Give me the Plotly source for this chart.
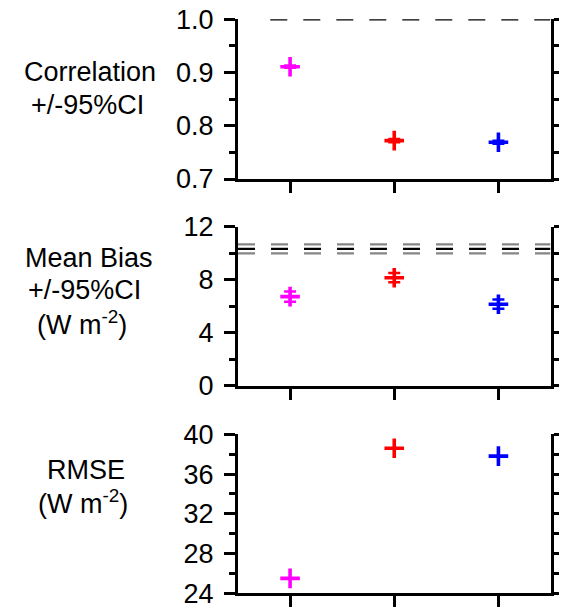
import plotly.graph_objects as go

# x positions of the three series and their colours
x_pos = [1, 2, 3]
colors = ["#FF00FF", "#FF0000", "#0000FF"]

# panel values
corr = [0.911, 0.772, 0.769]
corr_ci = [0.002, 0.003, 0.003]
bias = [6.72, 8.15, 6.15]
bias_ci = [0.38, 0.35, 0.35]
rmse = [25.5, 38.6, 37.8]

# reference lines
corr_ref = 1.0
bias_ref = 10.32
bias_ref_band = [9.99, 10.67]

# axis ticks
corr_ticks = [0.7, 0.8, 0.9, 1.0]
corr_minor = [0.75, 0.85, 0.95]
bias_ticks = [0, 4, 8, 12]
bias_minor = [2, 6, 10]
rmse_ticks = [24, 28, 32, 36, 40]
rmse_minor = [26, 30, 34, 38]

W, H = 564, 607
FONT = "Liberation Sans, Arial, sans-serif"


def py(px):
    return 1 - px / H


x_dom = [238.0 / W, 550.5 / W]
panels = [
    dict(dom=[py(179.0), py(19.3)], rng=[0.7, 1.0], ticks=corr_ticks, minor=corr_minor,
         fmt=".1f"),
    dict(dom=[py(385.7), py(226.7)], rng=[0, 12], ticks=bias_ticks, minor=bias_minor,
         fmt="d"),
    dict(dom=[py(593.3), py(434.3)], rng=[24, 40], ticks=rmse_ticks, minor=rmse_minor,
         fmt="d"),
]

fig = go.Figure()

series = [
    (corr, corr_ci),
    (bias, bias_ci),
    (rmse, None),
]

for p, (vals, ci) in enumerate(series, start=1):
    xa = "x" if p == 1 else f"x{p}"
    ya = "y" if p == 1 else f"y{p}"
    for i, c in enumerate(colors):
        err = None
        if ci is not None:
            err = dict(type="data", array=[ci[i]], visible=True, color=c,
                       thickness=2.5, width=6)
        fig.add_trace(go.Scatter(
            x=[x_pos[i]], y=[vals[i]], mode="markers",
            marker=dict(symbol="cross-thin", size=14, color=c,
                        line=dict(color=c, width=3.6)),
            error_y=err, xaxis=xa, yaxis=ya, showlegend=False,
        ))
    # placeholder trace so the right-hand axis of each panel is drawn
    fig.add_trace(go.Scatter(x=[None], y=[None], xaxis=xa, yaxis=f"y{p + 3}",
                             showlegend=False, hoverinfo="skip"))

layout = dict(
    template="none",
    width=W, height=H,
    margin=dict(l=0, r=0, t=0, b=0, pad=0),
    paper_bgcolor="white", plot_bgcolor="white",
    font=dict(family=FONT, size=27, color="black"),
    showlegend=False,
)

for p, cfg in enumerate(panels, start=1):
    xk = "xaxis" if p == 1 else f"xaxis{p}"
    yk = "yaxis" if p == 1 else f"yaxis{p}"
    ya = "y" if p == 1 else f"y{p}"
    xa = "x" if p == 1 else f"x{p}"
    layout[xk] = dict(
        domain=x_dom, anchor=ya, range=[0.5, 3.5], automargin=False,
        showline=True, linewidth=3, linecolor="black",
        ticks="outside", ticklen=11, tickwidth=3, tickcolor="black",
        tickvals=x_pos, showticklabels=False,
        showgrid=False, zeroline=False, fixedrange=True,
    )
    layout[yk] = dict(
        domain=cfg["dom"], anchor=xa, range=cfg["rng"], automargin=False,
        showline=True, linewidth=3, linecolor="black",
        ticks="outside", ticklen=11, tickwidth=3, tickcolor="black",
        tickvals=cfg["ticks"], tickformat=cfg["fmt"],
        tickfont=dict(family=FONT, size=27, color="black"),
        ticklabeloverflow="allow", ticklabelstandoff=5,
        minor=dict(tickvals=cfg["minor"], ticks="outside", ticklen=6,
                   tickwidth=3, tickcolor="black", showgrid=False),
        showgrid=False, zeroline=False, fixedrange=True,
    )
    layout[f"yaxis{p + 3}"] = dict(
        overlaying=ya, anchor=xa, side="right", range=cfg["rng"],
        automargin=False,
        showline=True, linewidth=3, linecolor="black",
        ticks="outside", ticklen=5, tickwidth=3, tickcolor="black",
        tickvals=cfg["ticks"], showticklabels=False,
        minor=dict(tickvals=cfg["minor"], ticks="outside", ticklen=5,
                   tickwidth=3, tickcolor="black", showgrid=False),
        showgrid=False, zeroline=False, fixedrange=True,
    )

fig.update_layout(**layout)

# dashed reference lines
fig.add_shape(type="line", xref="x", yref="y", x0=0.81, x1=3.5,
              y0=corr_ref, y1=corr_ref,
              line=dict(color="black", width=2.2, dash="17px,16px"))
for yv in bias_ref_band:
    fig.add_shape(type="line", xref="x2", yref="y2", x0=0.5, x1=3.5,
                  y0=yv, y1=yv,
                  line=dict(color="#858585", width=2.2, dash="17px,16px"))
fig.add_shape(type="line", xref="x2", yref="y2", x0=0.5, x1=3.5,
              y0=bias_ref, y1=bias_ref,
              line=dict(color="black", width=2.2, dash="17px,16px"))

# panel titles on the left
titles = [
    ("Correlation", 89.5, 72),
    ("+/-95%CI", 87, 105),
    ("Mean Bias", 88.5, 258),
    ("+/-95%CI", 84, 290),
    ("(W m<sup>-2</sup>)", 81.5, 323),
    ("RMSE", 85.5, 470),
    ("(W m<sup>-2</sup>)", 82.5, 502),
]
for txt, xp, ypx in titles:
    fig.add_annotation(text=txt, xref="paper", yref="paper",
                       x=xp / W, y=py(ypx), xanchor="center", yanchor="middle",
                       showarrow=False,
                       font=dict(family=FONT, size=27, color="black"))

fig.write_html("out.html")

------------------------------------------------------------------------

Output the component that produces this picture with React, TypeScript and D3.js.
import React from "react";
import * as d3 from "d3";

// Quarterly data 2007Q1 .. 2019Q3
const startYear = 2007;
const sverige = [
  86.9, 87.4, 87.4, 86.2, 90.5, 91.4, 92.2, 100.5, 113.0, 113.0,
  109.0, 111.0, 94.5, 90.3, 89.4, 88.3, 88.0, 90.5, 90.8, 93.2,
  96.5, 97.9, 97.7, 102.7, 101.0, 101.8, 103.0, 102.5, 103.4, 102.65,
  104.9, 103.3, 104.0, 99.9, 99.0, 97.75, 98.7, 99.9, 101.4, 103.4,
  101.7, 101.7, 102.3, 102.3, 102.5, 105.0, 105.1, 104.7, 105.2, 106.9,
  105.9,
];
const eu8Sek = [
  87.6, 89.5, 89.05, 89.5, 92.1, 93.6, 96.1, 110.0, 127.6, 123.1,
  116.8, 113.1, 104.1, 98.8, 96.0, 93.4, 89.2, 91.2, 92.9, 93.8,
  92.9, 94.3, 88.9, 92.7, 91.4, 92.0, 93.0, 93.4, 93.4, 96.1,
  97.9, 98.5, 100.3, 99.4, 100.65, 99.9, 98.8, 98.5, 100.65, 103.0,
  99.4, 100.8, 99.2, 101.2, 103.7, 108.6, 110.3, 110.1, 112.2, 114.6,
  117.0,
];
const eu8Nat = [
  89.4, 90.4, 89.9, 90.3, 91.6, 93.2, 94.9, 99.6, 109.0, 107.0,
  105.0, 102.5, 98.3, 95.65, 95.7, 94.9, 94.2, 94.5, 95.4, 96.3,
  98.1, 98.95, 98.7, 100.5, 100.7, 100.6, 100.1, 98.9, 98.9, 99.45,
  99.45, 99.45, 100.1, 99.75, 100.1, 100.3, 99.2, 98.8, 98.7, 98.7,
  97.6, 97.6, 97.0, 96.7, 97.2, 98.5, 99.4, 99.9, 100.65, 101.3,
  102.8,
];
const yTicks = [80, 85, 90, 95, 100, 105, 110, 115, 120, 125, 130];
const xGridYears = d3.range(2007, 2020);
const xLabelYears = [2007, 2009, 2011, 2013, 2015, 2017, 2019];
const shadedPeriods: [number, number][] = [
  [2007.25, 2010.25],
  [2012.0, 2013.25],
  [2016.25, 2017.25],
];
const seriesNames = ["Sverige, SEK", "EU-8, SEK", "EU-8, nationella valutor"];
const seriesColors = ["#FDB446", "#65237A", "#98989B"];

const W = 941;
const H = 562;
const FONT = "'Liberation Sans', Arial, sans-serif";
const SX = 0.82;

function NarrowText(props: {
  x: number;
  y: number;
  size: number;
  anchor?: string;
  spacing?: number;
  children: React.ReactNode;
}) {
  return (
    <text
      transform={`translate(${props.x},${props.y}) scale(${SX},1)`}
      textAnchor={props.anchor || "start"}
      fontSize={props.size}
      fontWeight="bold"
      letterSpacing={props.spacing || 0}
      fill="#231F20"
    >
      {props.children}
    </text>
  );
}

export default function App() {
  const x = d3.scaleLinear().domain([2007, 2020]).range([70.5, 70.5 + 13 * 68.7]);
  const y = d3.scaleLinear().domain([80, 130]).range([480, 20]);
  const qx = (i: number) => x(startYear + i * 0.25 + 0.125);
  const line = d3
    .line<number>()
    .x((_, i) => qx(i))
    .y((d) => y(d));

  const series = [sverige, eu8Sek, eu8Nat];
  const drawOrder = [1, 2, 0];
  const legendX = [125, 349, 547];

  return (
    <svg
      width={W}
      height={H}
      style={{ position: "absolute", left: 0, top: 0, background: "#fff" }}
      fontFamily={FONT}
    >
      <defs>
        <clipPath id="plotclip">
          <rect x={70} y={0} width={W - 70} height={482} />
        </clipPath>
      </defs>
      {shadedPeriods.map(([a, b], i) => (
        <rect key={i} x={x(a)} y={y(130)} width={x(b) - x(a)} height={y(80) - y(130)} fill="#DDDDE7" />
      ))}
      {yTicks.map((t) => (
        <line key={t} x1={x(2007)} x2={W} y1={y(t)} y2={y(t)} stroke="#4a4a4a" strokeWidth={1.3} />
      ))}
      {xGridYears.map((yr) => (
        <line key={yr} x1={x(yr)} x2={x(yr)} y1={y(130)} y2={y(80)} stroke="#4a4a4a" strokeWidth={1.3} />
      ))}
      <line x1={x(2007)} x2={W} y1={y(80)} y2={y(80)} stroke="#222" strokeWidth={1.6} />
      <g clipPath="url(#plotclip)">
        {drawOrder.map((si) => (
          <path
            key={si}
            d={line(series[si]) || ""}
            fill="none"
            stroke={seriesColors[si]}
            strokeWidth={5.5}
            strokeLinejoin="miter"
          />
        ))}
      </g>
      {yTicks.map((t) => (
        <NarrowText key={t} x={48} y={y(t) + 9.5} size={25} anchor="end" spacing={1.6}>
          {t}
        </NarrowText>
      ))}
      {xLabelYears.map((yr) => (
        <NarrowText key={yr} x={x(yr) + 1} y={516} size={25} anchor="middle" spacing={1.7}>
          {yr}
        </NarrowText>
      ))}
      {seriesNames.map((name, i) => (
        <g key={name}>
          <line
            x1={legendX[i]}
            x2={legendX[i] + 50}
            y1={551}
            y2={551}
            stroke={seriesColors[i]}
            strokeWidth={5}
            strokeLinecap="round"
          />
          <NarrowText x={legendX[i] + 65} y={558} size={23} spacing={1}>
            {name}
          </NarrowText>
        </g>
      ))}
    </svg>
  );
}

------------------------------------------------------------------------

REQUIREMENT: Give back exactly the lines from the one that holds "Give me the Plotly source for this chart." to the one that holds "rmse = [25.5, 38.6, 37.8]", with both ends and without the images.

SOLVED EXERCISE:
Give me the Plotly source for this chart.
import plotly.graph_objects as go

# x positions of the three series and their colours
x_pos = [1, 2, 3]
colors = ["#FF00FF", "#FF0000", "#0000FF"]

# panel values
corr = [0.911, 0.772, 0.769]
corr_ci = [0.002, 0.003, 0.003]
bias = [6.72, 8.15, 6.15]
bias_ci = [0.38, 0.35, 0.35]
rmse = [25.5, 38.6, 37.8]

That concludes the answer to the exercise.